BAX Global’s 2003 operating loss in the Americas region was $15.8 million higher than 2002 on a 1% decrease in revenues. A decrease in operating profit due to lower Intra-America volumes of higher-yielding overnight and second-day products, more than offset an increase in operating profit due to higher volumes for deferred products and volumes related to BAX Global’s new wholesale freight forwarding product. Although volumes, in total, were lower in 2003 compared to 2002, volumes in the fourth quarter of 2003 were above the prior-year quarter and the year-over-year improvement has continued in early 2004. Management believes that much of the shift from expedited to deferred products is likely to continue; however, in an improving economy the absolute weight of expedited freight is likely to increase.

U.S. air export revenues reflect the benefit of being able to pass through to customers a portion of the surcharges charged by airlines for high fuel costs, security and other reasons. U.S. air export volumes were slightly higher in 2003 over 2002, while revenue per pound, excluding surcharges, declined in 2003 as compared to 2002. Growth in the U.S. supply chain management business increased revenues by $14.4 million in 2003 as compared to 2002 due to the addition of new customers as well as increased activity with existing customers. BAX Global’s revenues and operating results in 2003 were adversely affected by lower third-party aircraft charter activity compared to the prior year period.

The 2003 operating loss in the Americas includes higher expense from the Company’s primary U.S. pension plan as well as higher health care costs in the 2003 periods. Heavy maintenance expense was $9.3 million lower in 2003 compared to 2002 primarily due to a reduction in flight hours as a result of a decrease in third-party aircraft charter activity. Adjustments made in the first half of 2003 in conjunction with the renegotiation of certain return provisions of its aircraft lease agreements and the completion of a study of the lease agreements also reduced heavy maintenance expense.

International

International operating profits decreased 6% in 2003 compared to 2002 on a 15% increase in revenues (7% increase in revenues on a constant currency basis). A decrease in operating profits in the EMEA region was partially offset by improved profits in Asia-Pacific. Reduced demand and competitive market pressures in the EMEA region continue with the effects of the strengthening currencies and the weak European economy resulting in lower export volumes and flat import volumes compared with 2002. The effects of the weak European economy are expected to continue. Revenues and operating profit for 2003 benefited from an increase in air export volumes within the Asia-Pacific region and from Asia-Pacific to the U.S. In addition, Asia-Pacific’s results benefited from growth in supply chain management operations, including the effects of an expansion of operations in China during 2003, as well as increased activity from existing customers.

BAX Global Corporate and Other

BAX Global’s corporate and other expense decreased $3.8 million in 2003 versus the prior-year period due to foreign currency exchange transaction gains and lower administrative costs.

2002

Overview

The 5% increase in BAX Global’s worldwide operating revenues in 2002 as compared to 2001 was attributable to the addition of new business and economic recovery in Asia-Pacific.

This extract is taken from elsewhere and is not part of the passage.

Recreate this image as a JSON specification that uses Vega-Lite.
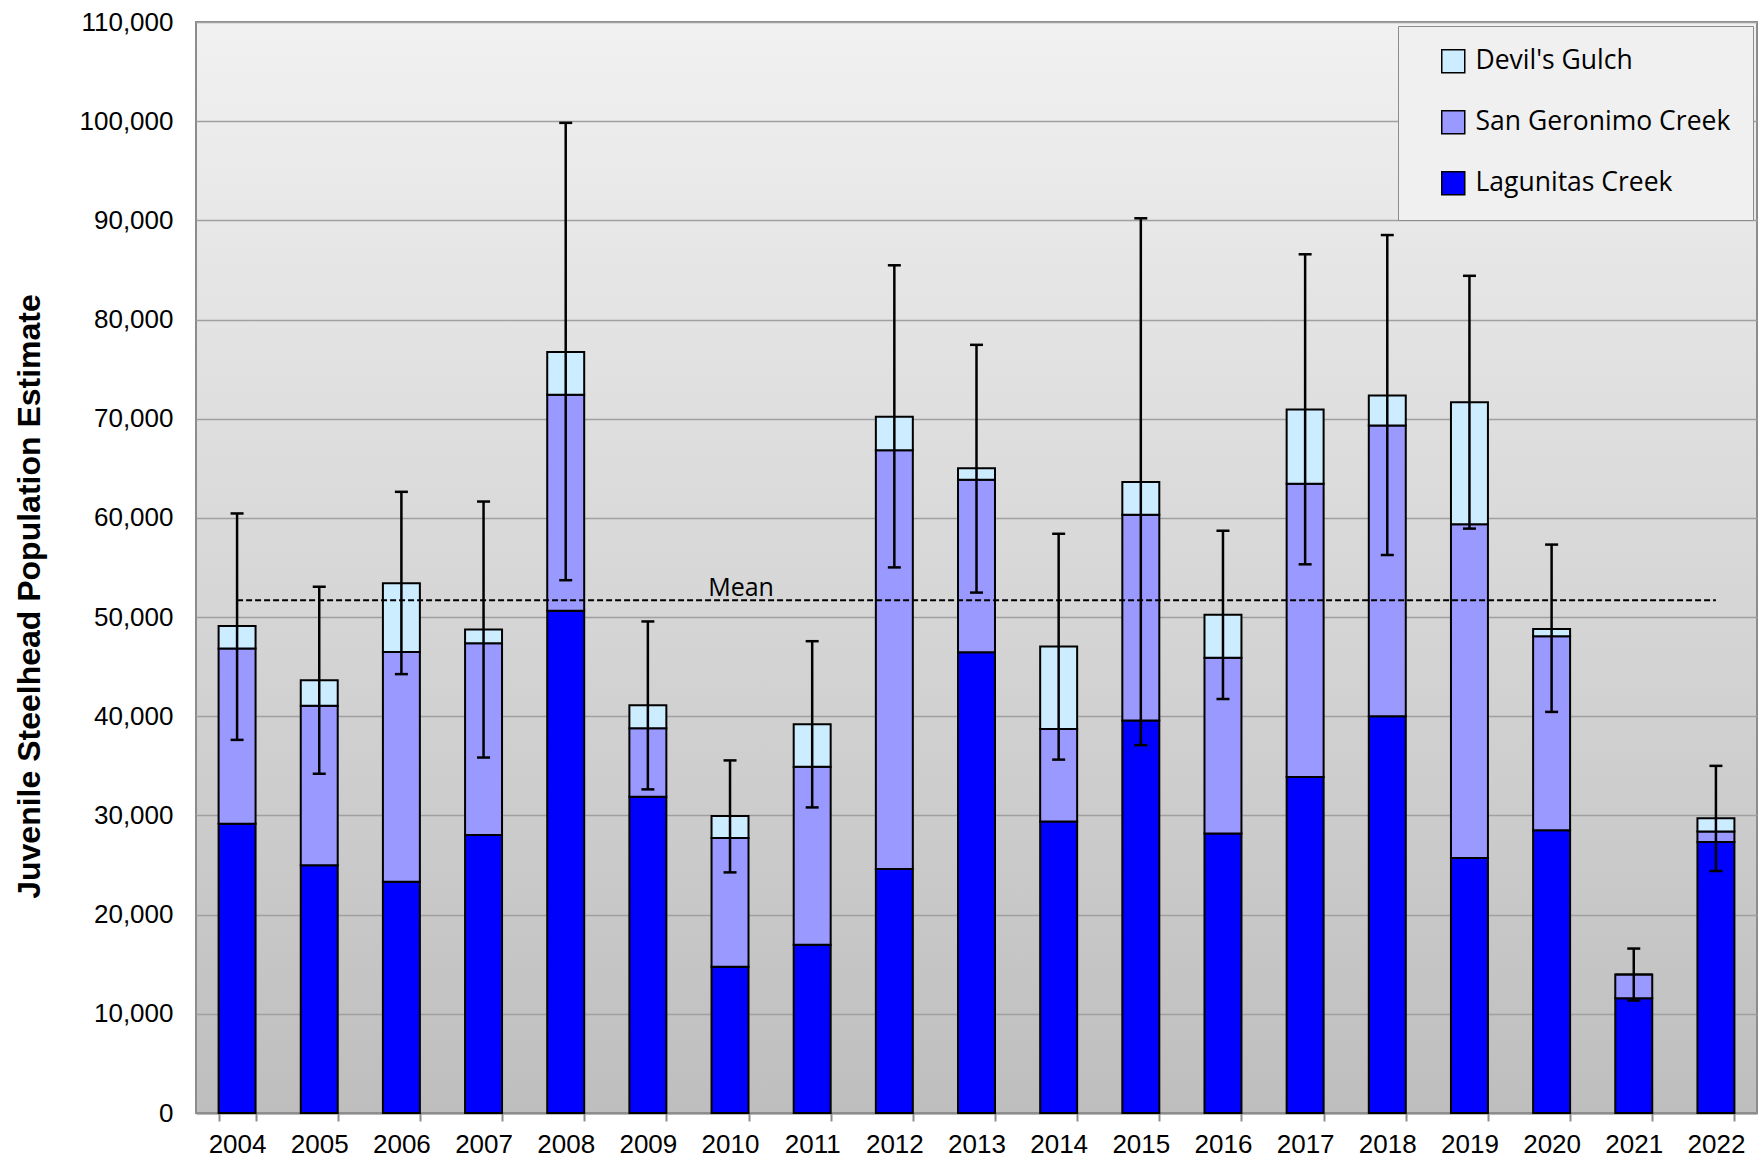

Worldwide operating profit in 2002 improved $45.2 million, primarily reflecting the benefit of ongoing efforts in the Americas to better align transportation costs and operating expenses with market demands and economic conditions, and the volume improvement in Asia-Pacific.

Americas

Americas revenues decreased 2% in 2002 as compared to 2001 due to a lower volume of domestic and outbound international expedited airfreight services associated with the continuing weak economies in the U.S. and Europe. Americas 2002 revenues from charter activity were $15 million higher than 2001 primarily as a result of more flights for the U.S. government.

Despite the reduction in revenues, the operating loss in the Americas was 67% lower in 2002 as compared to 2001. The improvement was primarily due to reductions in Americas transportation costs. Costs per pound shipped in 2002 decreased as compared to 2001 as a result of fleet reductions undertaken during 2001 and an increased use of ground transportation.

International

In 2002, International revenues increased 13% and operating profit increased 23% as compared to 2001. The increases were primarily due to improved economic conditions and new business in several Asia-Pacific countries, which resulted in increased air export volumes to the U.S., primarily associated with the high technology industry. In addition, a port dispute on the West Coast of the U.S. resulted in a higher volume of air export freight from Asia-Pacific during the fourth quarter of 2002. Margins on these shipments were lower due to higher airline transportation costs, not all of which were able to be passed on to customers. In the EMEA region, low export and import air-freight volumes and lower prices caused by the continuing weak European economy resulted in a decrease in revenues and operating profit for 2002 as compared to 2001.

BAX Global Corporate and Other

The decrease in BAX Global’s corporate and other expense in 2002 as compared to 2001 was primarily due to $7.4 million of amortization of goodwill in 2001.